_Job_.
Reproduce, character for character, the lines below from the first through the one with "ctx.stroke();". Leave pictures out.

_Stored data_.
—————

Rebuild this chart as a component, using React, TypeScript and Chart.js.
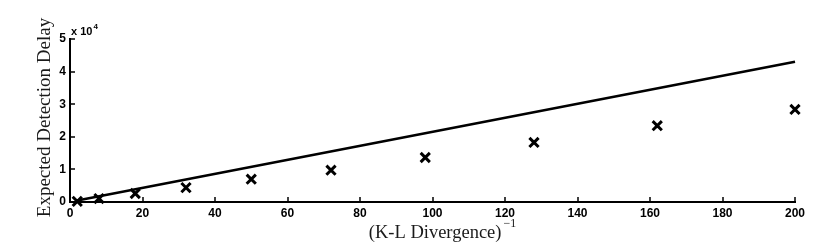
import React, { useEffect, useRef } from "react";
import { Chart, registerables } from "chart.js";

Chart.register(...registerables);

// Data (x: inverse K-L divergence, y: expected detection delay)
const xTickValues = [0, 20, 40, 60, 80, 100, 120, 140, 160, 180, 200];
const yTickValues = [0, 10000, 20000, 30000, 40000, 50000];
const crossX = [2, 8, 18, 32, 50, 72, 98, 128, 162, 200];
const crossY = [200, 1050, 2600, 4400, 7000, 9750, 13660, 18270, 23400, 28400];
const lineX = [2, 200];
const lineY = [430, 43000];

const xLabel = "(K-L Divergence)";
const xLabelSup = "\u22121";
const yLabel = "Expected Detection Delay";
const yMultiplier = "x 10";
const yMultiplierExp = "4";

const decorPlugin = {
  id: "decor",
  afterDraw(chart: any) {
    const ctx = chart.ctx as CanvasRenderingContext2D;
    const xs = chart.scales.x;
    const ys = chart.scales.y;
    const area = chart.chartArea;
    ctx.save();
    ctx.strokeStyle = "#000";
    ctx.lineWidth = 1.5;
    ctx.beginPath();
    for (const v of xTickValues) {
      const px = Math.round(xs.getPixelForValue(v));
      ctx.moveTo(px, area.bottom);
      ctx.lineTo(px, area.bottom - 5);
    }
    for (const v of yTickValues) {
      const py = Math.round(ys.getPixelForValue(v));
      ctx.moveTo(area.left, py);
      ctx.lineTo(area.left + 5, py);
    }
    ctx.stroke();

    // multiplier
    ctx.fillStyle = "#000";
    ctx.textBaseline = "alphabetic";
    ctx.textAlign = "left";
    ctx.font = "bold 11px 'Liberation Sans', Arial, sans-serif";
    ctx.fillText(yMultiplier, area.left + 1, area.top - 4);
    const w = ctx.measureText(yMultiplier).width;
    ctx.font = "bold 8px 'Liberation Sans', Arial, sans-serif";
    ctx.fillText(yMultiplierExp, area.left + 2 + w, area.top - 10);

    // x axis title
    ctx.fillStyle = "#1a1a1a";
    ctx.font = "18.5px 'Liberation Serif', 'Times New Roman', serif";
    const mw = ctx.measureText(xLabel).width;
    ctx.font = "12px 'Liberation Serif', 'Times New Roman', serif";
    const sw = ctx.measureText(xLabelSup).width;
    const cx = (area.left + area.right) / 2 + 10;
    const startX = cx - (mw + sw + 2) / 2;
    ctx.font = "18.5px 'Liberation Serif', 'Times New Roman', serif";
    ctx.fillText(xLabel, startX, 238);
    ctx.font = "12px 'Liberation Serif', 'Times New Roman', serif";
    ctx.fillText(xLabelSup, startX + mw + 2, 227);

    // y axis title
    ctx.save();
    ctx.translate(50, 117.5);
    ctx.rotate(-Math.PI / 2);
    ctx.textAlign = "center";
    ctx.font = "19px 'Liberation Serif', 'Times New Roman', serif";
    ctx.fillText(yLabel, 0, 0);
    ctx.restore();

    ctx.restore();
  },
};

export default function App() {
  const canvasRef = useRef<HTMLCanvasElement | null>(null);

  useEffect(() => {
    if (!canvasRef.current) return;
    const tickFont = { family: "'Liberation Sans', Arial, sans-serif", size: 12, weight: "bold" as const };
    const chart = new Chart(canvasRef.current, {
      type: "scatter",
      data: {
        datasets: [
          {
            type: "line",
            data: lineX.map((x, i) => ({ x, y: lineY[i] })),
            borderColor: "#000",
            borderWidth: 2.6,
            pointRadius: 0,
            fill: false,
            clip: false,
          } as any,
          {
            data: crossX.map((x, i) => ({ x, y: crossY[i] })),
            pointStyle: "crossRot",
            pointRadius: 6.5,
            borderColor: "#000",
            backgroundColor: "#000",
            pointBorderWidth: 3,
            borderWidth: 3,
            clip: false,
          } as any,
        ],
      },
      options: {
        animation: false,
        responsive: false,
        maintainAspectRatio: false,
        layout: { padding: { top: 39, right: 36, left: 0, bottom: 0 } },
        plugins: { legend: { display: false }, tooltip: { enabled: false } },
        scales: {
          x: {
            type: "linear",
            min: 0,
            max: 200,
            afterFit: (s: any) => { s.height = 50; },
            afterBuildTicks: (s: any) => { s.ticks = xTickValues.map((v) => ({ value: v })); },
            ticks: { color: "#000", font: tickFont, padding: 4, maxRotation: 0, autoSkip: false },
            grid: { display: true, drawOnChartArea: false, drawTicks: false },
            border: { display: true, color: "#000", width: 2 },
          },
          y: {
            type: "linear",
            min: 0,
            max: 50000,
            afterFit: (s: any) => { s.width = 70; },
            afterBuildTicks: (s: any) => { s.ticks = yTickValues.map((v) => ({ value: v })); },
            ticks: {
              color: "#000",
              font: tickFont,
              padding: 4,
              callback: (v: any) => String(Number(v) / 10000),
            },
            grid: { display: true, drawOnChartArea: false, drawTicks: false },
            border: { display: true, color: "#000", width: 2 },
          },
        },
      },
      plugins: [decorPlugin],
    });
    return () => chart.destroy();
  }, []);

  return (
    <div style={{ position: "fixed", left: 0, top: 0, width: 831, height: 252, background: "#fff" }}>
      <canvas ref={canvasRef} width={831} height={252} style={{ display: "block" }} />
    </div>
  );
}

—————

_Response to this exercise_.
Rebuild this chart as a component, using React, TypeScript and Chart.js.
import React, { useEffect, useRef } from "react";
import { Chart, registerables } from "chart.js";

Chart.register(...registerables);

// Data (x: inverse K-L divergence, y: expected detection delay)
const xTickValues = [0, 20, 40, 60, 80, 100, 120, 140, 160, 180, 200];
const yTickValues = [0, 10000, 20000, 30000, 40000, 50000];
const crossX = [2, 8, 18, 32, 50, 72, 98, 128, 162, 200];
const crossY = [200, 1050, 2600, 4400, 7000, 9750, 13660, 18270, 23400, 28400];
const lineX = [2, 200];
const lineY = [430, 43000];

const xLabel = "(K-L Divergence)";
const xLabelSup = "\u22121";
const yLabel = "Expected Detection Delay";
const yMultiplier = "x 10";
const yMultiplierExp = "4";

const decorPlugin = {
  id: "decor",
  afterDraw(chart: any) {
    const ctx = chart.ctx as CanvasRenderingContext2D;
    const xs = chart.scales.x;
    const ys = chart.scales.y;
    const area = chart.chartArea;
    ctx.save();
    ctx.strokeStyle = "#000";
    ctx.lineWidth = 1.5;
    ctx.beginPath();
    for (const v of xTickValues) {
      const px = Math.round(xs.getPixelForValue(v));
      ctx.moveTo(px, area.bottom);
      ctx.lineTo(px, area.bottom - 5);
    }
    for (const v of yTickValues) {
      const py = Math.round(ys.getPixelForValue(v));
      ctx.moveTo(area.left, py);
      ctx.lineTo(area.left + 5, py);
    }
    ctx.stroke();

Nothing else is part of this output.